— GIVEN TASK —
In the entries below, find every line holding the string "this" and collect it.

————

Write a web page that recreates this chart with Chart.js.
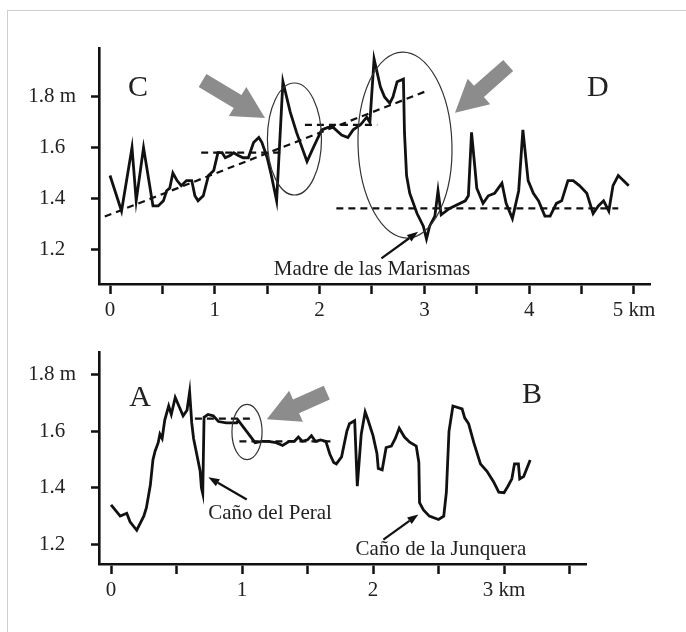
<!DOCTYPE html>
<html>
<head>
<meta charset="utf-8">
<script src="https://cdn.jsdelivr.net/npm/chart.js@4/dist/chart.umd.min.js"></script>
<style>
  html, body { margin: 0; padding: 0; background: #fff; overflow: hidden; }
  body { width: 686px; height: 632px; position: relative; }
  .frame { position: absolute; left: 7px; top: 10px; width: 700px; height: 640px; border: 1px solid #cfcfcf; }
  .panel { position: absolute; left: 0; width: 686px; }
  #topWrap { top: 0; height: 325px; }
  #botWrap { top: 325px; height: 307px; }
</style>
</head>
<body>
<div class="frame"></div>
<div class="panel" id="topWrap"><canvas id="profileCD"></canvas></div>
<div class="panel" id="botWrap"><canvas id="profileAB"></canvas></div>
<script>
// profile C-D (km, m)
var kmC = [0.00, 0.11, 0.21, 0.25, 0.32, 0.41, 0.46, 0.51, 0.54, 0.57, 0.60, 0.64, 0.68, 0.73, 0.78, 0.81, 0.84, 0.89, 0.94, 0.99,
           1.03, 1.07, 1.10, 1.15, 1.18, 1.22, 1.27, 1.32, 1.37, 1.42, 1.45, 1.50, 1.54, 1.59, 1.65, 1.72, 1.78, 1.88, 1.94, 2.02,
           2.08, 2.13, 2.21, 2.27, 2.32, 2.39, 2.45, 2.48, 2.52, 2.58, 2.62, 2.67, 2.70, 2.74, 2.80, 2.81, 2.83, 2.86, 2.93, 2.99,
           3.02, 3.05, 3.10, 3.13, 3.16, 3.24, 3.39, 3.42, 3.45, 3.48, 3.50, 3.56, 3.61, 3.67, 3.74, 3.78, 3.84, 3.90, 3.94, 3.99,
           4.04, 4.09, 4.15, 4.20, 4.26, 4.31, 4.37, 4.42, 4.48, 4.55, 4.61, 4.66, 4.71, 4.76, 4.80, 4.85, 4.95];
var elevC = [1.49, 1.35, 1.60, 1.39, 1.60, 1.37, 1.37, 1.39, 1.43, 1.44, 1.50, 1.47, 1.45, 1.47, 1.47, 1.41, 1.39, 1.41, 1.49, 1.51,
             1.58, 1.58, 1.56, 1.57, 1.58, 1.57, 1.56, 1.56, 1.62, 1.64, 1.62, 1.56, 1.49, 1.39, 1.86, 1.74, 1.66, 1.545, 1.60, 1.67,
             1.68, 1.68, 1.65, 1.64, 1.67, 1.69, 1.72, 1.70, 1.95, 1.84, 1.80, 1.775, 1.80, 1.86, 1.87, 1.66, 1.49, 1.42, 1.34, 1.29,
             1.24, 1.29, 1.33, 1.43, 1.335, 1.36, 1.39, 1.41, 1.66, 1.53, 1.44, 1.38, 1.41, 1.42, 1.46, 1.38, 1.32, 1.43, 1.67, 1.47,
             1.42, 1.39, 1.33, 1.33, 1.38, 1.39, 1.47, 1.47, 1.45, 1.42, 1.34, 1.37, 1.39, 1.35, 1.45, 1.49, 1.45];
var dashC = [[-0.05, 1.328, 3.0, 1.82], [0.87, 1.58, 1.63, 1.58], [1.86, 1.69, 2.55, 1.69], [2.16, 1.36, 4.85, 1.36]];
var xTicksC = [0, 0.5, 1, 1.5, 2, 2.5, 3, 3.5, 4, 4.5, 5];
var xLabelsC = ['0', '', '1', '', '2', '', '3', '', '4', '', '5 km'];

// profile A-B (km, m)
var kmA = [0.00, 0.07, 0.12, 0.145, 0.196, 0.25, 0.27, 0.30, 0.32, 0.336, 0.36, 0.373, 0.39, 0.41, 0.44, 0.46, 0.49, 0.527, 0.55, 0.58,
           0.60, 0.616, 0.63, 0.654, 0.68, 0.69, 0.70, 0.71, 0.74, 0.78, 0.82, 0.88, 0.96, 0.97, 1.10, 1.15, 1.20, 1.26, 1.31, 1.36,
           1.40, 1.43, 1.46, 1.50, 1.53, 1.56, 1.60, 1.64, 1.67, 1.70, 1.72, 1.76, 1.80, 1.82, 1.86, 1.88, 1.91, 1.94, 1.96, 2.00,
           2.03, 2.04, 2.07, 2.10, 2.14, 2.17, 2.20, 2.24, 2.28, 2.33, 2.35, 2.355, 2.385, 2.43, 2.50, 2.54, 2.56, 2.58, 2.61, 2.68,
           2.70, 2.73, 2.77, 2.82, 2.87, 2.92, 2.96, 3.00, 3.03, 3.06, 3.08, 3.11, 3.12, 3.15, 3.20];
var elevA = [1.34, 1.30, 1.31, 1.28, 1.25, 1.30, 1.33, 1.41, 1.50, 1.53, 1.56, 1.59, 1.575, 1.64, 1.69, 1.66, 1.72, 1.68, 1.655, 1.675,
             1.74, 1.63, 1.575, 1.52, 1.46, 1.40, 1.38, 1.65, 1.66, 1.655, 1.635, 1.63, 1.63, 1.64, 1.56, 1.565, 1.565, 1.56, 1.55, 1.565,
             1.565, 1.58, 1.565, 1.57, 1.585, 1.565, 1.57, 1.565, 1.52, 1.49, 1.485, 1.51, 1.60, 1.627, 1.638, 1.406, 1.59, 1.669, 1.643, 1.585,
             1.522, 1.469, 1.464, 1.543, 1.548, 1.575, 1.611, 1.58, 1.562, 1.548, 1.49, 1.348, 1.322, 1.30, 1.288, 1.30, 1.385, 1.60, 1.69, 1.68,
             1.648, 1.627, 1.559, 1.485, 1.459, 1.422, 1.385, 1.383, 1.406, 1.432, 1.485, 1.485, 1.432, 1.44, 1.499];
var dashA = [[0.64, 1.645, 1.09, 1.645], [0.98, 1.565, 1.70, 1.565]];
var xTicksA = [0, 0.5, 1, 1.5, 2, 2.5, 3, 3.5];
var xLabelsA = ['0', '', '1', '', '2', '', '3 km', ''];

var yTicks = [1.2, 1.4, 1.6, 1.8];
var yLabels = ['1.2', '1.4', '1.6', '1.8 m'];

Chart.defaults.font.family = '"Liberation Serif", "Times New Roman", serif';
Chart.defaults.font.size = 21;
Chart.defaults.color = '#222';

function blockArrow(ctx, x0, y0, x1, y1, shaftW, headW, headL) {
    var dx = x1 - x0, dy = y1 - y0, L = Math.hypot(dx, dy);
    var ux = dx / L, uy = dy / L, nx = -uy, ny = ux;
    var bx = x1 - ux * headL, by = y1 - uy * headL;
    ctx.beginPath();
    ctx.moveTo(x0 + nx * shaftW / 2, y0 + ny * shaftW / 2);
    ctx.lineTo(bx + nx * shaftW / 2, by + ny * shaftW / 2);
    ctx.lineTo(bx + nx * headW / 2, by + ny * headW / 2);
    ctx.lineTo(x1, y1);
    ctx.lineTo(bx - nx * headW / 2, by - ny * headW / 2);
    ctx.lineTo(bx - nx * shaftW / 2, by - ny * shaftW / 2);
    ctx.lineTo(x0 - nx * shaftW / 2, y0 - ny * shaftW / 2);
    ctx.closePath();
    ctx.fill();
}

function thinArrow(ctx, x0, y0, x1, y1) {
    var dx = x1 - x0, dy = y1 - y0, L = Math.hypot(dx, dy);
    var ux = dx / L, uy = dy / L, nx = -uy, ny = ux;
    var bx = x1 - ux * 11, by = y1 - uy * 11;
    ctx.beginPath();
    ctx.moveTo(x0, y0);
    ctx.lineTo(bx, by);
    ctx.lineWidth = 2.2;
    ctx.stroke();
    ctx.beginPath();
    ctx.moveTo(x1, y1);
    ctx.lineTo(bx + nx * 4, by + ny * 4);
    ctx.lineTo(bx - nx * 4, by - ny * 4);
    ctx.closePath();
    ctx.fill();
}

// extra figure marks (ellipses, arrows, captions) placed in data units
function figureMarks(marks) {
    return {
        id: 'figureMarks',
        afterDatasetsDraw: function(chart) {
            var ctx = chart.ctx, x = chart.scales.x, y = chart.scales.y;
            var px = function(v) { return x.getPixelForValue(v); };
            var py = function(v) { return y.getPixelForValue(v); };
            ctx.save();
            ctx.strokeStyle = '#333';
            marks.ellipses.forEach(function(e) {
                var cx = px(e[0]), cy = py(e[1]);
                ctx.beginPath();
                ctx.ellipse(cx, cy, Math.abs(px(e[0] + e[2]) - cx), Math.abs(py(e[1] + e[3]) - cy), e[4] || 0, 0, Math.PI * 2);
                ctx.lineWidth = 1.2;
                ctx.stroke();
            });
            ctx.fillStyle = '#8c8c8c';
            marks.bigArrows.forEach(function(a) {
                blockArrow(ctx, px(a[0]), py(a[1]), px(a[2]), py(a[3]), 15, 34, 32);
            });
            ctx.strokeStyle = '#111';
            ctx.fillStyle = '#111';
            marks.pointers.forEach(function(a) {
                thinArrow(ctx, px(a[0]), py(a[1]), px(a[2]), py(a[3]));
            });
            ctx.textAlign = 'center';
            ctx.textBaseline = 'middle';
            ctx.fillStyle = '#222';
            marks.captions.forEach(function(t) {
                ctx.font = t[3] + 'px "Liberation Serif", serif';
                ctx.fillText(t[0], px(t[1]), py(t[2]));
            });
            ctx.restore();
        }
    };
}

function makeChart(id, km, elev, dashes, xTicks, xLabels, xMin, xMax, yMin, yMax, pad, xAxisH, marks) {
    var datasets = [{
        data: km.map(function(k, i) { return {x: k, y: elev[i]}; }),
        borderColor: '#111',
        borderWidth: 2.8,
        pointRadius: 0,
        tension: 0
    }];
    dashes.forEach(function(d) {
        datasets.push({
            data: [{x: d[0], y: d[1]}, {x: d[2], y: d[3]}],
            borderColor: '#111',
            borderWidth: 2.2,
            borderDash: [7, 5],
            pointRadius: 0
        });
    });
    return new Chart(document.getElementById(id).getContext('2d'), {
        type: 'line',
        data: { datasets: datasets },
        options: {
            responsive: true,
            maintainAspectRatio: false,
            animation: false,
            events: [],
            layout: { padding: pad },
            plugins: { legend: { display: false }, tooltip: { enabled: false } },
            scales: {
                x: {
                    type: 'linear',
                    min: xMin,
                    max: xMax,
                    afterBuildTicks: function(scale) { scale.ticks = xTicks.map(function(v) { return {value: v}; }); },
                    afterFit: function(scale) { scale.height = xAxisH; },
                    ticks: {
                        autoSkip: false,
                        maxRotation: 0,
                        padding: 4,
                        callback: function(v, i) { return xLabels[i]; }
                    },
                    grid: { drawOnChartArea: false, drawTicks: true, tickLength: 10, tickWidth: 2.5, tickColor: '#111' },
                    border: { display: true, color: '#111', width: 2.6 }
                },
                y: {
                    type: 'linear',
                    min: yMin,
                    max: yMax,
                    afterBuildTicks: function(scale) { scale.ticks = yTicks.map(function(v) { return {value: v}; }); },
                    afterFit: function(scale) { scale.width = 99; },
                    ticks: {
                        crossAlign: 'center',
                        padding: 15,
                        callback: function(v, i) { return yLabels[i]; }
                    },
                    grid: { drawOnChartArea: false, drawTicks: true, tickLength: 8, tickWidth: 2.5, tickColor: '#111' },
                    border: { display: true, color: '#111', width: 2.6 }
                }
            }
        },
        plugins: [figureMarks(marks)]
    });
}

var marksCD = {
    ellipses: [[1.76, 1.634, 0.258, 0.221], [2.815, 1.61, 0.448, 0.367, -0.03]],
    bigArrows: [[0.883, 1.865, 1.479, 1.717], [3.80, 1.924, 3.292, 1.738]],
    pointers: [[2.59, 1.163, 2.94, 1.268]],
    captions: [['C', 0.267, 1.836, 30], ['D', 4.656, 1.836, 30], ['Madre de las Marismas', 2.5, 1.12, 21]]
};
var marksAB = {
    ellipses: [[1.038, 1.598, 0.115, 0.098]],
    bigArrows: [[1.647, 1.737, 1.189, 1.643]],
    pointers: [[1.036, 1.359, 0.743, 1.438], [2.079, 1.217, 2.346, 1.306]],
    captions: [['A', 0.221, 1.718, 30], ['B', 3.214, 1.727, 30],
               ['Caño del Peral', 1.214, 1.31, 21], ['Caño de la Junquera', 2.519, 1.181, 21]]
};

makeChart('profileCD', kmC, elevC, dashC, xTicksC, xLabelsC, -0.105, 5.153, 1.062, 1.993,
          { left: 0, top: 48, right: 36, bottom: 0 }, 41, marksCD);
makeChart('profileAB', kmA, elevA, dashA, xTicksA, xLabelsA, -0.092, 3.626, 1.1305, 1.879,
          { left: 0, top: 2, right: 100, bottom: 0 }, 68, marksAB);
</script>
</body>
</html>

————

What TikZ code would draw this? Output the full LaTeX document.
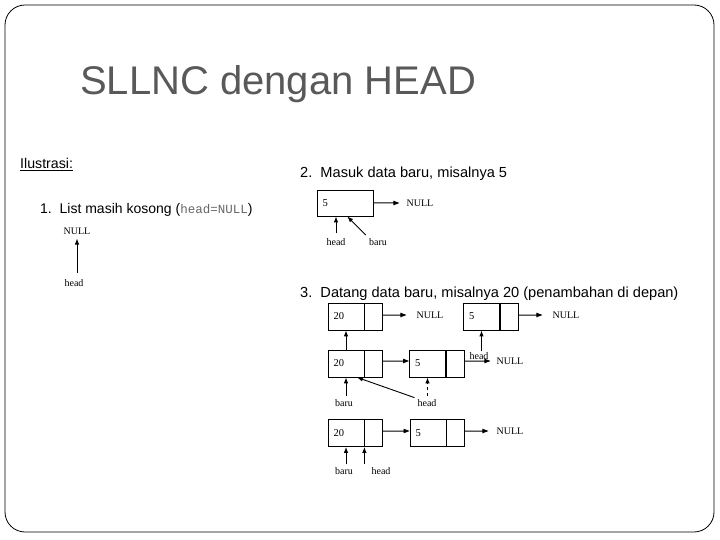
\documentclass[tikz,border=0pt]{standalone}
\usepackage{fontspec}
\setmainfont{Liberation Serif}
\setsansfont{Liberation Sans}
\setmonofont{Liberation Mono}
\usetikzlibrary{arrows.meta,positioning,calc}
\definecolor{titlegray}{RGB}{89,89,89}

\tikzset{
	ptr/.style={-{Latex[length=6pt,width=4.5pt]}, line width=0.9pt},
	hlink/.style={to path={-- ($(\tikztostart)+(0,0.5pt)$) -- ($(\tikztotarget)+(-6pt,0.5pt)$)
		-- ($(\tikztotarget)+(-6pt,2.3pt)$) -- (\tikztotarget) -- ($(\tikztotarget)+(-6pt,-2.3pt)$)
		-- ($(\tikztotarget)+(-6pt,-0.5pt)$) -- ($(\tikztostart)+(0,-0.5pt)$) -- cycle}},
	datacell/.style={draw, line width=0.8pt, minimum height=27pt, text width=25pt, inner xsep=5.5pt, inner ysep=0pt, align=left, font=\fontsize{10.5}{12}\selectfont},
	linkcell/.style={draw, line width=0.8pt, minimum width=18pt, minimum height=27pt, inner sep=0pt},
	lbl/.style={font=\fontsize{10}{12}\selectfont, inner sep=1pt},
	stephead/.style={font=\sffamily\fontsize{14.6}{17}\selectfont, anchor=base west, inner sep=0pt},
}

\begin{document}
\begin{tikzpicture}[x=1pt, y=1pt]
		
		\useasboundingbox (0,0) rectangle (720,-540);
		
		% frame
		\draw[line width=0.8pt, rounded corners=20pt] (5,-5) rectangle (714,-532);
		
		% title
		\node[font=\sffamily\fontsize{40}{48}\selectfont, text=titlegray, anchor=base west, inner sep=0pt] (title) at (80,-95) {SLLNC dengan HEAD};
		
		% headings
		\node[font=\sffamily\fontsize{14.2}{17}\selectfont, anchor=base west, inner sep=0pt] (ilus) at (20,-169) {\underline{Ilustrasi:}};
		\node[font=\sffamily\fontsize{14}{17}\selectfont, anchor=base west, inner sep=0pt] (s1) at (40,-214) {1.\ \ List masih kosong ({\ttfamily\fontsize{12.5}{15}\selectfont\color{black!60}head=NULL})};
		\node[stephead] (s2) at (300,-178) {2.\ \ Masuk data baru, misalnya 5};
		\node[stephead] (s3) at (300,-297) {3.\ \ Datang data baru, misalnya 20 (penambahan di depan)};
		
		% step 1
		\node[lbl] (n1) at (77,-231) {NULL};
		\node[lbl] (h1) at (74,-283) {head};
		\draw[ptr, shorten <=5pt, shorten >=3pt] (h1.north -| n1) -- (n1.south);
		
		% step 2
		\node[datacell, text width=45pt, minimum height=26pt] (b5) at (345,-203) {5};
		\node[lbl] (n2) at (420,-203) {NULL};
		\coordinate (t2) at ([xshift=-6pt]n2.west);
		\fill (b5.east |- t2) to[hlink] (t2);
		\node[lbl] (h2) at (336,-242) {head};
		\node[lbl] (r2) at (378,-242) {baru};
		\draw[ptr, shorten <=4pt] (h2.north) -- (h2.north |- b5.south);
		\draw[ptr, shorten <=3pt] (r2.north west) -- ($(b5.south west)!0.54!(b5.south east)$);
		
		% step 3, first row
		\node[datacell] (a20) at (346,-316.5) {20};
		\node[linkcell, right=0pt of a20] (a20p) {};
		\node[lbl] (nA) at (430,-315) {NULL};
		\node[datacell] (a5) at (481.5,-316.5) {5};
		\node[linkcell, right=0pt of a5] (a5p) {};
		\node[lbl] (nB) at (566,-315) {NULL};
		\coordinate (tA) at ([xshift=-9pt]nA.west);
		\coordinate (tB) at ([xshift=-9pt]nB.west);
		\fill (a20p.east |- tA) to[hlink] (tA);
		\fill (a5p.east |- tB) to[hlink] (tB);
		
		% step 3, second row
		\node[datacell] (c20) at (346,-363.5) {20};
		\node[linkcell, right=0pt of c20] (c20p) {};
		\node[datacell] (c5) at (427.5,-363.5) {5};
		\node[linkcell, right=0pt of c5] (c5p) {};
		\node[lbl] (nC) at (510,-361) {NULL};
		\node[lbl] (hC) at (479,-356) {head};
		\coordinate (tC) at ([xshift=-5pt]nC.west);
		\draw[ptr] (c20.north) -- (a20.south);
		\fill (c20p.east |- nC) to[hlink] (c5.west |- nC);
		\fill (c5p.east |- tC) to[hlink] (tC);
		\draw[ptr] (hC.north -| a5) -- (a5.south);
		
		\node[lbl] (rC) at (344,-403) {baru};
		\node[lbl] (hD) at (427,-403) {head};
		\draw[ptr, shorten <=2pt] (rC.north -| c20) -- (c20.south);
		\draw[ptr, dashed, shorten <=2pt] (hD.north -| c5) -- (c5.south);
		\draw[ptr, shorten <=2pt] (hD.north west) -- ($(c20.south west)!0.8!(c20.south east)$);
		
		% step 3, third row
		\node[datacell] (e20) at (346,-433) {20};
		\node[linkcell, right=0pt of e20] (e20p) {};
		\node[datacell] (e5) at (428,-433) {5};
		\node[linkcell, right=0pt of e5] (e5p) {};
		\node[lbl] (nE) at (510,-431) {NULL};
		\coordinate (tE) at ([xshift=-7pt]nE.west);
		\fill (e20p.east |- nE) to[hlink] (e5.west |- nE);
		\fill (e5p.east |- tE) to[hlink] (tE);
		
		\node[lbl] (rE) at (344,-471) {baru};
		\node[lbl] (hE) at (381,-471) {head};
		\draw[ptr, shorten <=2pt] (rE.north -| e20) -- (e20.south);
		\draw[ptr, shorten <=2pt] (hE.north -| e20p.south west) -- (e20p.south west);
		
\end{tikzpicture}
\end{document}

————

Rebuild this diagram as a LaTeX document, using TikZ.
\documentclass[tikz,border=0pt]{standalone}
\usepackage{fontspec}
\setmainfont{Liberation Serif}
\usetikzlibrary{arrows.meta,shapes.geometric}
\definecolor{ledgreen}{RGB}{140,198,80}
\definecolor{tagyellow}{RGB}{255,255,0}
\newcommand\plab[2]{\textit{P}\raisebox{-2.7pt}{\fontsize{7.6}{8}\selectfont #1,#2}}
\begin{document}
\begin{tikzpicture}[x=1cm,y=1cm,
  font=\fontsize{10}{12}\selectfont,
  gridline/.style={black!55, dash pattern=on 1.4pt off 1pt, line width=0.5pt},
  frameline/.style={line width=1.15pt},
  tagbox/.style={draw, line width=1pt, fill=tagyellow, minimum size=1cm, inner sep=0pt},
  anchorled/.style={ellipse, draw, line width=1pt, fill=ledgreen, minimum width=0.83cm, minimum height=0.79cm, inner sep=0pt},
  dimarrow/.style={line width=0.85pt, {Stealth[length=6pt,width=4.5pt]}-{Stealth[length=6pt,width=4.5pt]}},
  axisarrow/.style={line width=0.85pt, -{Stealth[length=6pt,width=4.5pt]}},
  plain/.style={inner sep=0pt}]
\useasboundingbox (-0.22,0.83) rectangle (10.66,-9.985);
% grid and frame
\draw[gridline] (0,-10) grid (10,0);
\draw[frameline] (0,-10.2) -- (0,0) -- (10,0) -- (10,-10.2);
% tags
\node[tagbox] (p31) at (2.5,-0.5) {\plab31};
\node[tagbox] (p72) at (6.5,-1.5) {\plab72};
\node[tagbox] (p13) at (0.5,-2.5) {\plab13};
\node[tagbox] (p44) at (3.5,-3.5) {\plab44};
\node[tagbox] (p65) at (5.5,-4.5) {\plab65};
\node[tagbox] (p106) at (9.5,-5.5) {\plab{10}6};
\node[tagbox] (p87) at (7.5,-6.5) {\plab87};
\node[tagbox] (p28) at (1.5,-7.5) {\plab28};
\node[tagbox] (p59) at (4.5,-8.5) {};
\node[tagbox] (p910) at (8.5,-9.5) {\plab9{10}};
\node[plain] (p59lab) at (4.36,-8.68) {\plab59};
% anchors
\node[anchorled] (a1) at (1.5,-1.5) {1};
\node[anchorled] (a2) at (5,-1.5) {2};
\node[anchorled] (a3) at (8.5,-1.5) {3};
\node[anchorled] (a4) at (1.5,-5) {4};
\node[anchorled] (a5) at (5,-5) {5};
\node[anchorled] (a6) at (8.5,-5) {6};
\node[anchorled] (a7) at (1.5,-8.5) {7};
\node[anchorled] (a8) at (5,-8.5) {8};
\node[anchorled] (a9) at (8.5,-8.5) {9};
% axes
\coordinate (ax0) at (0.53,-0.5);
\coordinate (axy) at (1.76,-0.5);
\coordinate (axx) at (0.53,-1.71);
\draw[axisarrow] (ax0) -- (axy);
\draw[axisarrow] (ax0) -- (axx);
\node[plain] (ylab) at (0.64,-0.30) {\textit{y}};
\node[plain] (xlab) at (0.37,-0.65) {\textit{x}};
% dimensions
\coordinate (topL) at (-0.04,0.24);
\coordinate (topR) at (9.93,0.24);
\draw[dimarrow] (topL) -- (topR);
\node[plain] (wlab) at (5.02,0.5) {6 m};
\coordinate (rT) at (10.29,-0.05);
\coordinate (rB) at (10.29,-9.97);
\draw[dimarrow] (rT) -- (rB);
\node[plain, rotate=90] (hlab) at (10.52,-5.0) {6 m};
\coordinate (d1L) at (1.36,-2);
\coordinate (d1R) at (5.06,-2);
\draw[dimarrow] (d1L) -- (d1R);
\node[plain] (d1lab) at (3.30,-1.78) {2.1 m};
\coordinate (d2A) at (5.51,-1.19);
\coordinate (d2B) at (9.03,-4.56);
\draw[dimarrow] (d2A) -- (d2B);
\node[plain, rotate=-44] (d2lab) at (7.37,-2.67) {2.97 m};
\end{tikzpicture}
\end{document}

————

— FULL OUTPUT —
Write a web page that recreates this chart with Chart.js.
What TikZ code would draw this? Output the full LaTeX document.
Rebuild this diagram as a LaTeX document, using TikZ.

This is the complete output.